** begin **

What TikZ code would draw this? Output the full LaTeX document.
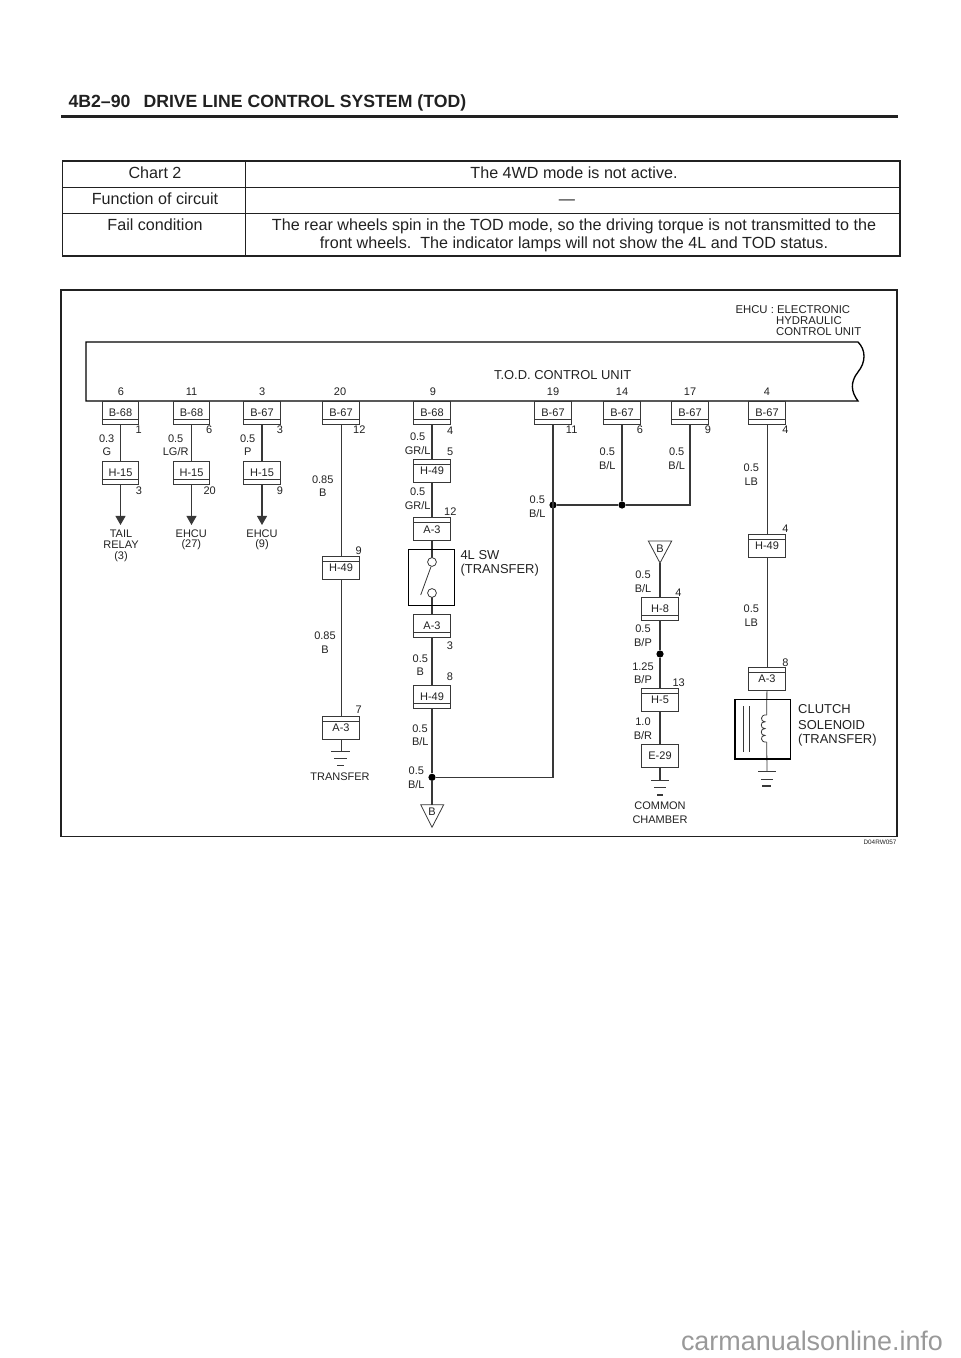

** end **
** begin **

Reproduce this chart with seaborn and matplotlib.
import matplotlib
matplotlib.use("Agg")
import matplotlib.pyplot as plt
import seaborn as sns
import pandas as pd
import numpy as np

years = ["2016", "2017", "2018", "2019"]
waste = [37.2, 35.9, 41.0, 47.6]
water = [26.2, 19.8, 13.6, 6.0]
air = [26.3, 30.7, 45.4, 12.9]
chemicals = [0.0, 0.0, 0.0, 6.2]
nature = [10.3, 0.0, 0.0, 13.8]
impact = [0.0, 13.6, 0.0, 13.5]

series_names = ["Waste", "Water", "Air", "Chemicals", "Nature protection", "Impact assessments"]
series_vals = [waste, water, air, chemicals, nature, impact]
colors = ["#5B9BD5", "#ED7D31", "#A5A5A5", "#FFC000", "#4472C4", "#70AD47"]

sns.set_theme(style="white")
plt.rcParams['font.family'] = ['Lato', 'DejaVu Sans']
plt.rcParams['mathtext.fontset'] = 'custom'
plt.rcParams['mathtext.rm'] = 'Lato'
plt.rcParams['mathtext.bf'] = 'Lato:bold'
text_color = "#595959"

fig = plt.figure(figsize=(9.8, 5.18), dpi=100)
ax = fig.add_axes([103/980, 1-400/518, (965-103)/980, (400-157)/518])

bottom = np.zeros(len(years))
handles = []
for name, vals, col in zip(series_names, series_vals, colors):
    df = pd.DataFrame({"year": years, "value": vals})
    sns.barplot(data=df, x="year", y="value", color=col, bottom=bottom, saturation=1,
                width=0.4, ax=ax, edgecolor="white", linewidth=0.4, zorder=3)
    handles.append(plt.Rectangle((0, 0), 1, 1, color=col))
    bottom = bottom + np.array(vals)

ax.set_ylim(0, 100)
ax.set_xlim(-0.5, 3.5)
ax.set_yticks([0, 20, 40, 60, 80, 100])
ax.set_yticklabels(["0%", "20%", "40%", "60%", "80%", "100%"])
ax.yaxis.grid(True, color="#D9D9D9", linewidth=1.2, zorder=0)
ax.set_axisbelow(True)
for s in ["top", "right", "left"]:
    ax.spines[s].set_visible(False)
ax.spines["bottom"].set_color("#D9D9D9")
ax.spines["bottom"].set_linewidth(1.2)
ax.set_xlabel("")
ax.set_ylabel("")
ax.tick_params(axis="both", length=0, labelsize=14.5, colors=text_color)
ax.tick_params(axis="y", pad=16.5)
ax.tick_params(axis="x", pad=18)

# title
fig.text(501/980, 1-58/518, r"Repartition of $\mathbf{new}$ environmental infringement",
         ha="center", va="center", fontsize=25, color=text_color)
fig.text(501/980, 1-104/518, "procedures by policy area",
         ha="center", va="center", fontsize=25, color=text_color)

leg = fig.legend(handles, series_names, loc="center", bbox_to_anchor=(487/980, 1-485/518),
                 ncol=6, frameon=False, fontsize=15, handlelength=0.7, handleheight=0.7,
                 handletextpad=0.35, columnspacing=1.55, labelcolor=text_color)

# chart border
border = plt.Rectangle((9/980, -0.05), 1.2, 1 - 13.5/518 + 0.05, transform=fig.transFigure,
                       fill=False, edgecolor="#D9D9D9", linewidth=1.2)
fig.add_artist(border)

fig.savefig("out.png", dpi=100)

** end **
** begin **

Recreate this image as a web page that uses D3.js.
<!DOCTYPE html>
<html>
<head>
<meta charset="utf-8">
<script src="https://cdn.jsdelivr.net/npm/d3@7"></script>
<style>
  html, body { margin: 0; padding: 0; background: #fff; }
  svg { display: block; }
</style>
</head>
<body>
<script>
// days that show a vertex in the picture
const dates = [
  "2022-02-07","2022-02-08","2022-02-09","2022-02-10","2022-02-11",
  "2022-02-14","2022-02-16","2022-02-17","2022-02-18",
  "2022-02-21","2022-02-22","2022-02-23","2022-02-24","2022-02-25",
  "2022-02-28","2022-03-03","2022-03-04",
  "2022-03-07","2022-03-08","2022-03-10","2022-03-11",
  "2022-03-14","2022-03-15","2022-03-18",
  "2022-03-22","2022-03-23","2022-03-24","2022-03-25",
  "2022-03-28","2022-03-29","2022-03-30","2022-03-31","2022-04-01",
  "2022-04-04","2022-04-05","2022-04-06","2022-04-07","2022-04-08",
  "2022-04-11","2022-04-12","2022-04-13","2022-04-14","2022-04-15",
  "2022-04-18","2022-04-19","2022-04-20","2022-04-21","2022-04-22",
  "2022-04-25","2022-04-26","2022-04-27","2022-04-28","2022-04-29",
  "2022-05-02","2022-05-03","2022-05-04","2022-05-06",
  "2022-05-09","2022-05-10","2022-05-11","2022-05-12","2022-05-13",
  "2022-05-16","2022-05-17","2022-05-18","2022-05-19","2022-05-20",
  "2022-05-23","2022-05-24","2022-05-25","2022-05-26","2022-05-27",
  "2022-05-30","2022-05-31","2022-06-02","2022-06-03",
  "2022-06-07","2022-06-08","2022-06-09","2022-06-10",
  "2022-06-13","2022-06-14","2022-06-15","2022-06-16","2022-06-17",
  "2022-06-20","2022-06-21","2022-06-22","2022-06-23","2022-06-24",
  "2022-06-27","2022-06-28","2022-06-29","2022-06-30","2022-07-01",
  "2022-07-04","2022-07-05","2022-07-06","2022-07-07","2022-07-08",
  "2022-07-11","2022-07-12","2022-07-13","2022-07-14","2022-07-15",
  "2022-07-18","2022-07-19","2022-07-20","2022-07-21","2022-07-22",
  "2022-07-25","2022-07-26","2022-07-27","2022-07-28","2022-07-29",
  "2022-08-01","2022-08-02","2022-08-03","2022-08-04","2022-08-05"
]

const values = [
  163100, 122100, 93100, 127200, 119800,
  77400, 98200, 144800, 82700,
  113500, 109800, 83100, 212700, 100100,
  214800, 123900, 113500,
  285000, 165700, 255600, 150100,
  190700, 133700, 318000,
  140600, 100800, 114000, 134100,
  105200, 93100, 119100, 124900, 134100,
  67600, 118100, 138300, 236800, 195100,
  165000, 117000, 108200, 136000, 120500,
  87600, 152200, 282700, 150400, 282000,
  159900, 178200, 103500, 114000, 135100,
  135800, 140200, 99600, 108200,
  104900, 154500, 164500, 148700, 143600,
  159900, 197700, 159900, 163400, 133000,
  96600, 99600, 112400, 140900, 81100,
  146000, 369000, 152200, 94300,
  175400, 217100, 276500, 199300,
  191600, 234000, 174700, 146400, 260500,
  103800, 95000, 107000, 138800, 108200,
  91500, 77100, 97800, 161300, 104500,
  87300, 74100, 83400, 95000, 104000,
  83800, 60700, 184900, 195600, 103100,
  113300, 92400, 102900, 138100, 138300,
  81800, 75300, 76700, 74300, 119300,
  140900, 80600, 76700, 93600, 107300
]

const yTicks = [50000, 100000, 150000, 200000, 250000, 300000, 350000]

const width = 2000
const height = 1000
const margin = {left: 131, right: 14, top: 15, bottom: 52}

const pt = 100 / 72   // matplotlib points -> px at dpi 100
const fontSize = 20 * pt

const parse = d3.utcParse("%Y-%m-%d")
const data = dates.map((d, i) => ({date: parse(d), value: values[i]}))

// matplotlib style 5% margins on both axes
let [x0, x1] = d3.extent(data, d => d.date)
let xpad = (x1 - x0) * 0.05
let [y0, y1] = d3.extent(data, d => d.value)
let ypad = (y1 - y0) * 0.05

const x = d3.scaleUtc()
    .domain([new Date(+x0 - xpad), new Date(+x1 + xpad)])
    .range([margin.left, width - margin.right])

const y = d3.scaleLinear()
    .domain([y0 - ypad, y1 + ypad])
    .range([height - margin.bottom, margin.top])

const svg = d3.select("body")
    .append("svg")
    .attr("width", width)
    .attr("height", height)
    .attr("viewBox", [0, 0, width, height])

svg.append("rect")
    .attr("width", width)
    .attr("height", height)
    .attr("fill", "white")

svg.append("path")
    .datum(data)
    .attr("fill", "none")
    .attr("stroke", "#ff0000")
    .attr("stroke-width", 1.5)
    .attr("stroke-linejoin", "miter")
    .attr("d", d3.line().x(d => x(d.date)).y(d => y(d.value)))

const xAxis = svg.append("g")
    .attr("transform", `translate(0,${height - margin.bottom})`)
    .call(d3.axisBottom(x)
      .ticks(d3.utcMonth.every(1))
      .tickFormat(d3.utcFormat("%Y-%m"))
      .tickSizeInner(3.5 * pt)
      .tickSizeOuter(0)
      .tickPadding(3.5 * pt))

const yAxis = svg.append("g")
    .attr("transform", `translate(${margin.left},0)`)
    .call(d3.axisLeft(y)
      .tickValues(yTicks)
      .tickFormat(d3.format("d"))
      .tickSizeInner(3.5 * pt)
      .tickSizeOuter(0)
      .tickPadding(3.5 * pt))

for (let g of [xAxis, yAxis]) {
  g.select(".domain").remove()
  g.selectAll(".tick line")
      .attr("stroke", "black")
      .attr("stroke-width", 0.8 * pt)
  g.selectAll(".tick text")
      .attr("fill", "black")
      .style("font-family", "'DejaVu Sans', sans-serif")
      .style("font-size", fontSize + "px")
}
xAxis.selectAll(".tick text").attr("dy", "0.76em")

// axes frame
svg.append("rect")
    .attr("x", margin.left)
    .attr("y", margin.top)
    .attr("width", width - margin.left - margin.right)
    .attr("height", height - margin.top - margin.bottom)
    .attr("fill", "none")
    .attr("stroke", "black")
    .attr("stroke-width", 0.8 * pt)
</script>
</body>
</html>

** end **

REQUIREMENTS
From the line that contains "Reproduce this chart" through the line that contains "1-400/518, (965-103)/980, (400-157)/518])", reproduce every line exactly, both end lines included.

EXPECTED ANSWER
Reproduce this chart with seaborn and matplotlib.
import matplotlib
matplotlib.use("Agg")
import matplotlib.pyplot as plt
import seaborn as sns
import pandas as pd
import numpy as np

years = ["2016", "2017", "2018", "2019"]
waste = [37.2, 35.9, 41.0, 47.6]
water = [26.2, 19.8, 13.6, 6.0]
air = [26.3, 30.7, 45.4, 12.9]
chemicals = [0.0, 0.0, 0.0, 6.2]
nature = [10.3, 0.0, 0.0, 13.8]
impact = [0.0, 13.6, 0.0, 13.5]

series_names = ["Waste", "Water", "Air", "Chemicals", "Nature protection", "Impact assessments"]
series_vals = [waste, water, air, chemicals, nature, impact]
colors = ["#5B9BD5", "#ED7D31", "#A5A5A5", "#FFC000", "#4472C4", "#70AD47"]

sns.set_theme(style="white")
plt.rcParams['font.family'] = ['Lato', 'DejaVu Sans']
plt.rcParams['mathtext.fontset'] = 'custom'
plt.rcParams['mathtext.rm'] = 'Lato'
plt.rcParams['mathtext.bf'] = 'Lato:bold'
text_color = "#595959"

fig = plt.figure(figsize=(9.8, 5.18), dpi=100)
ax = fig.add_axes([103/980, 1-400/518, (965-103)/980, (400-157)/518])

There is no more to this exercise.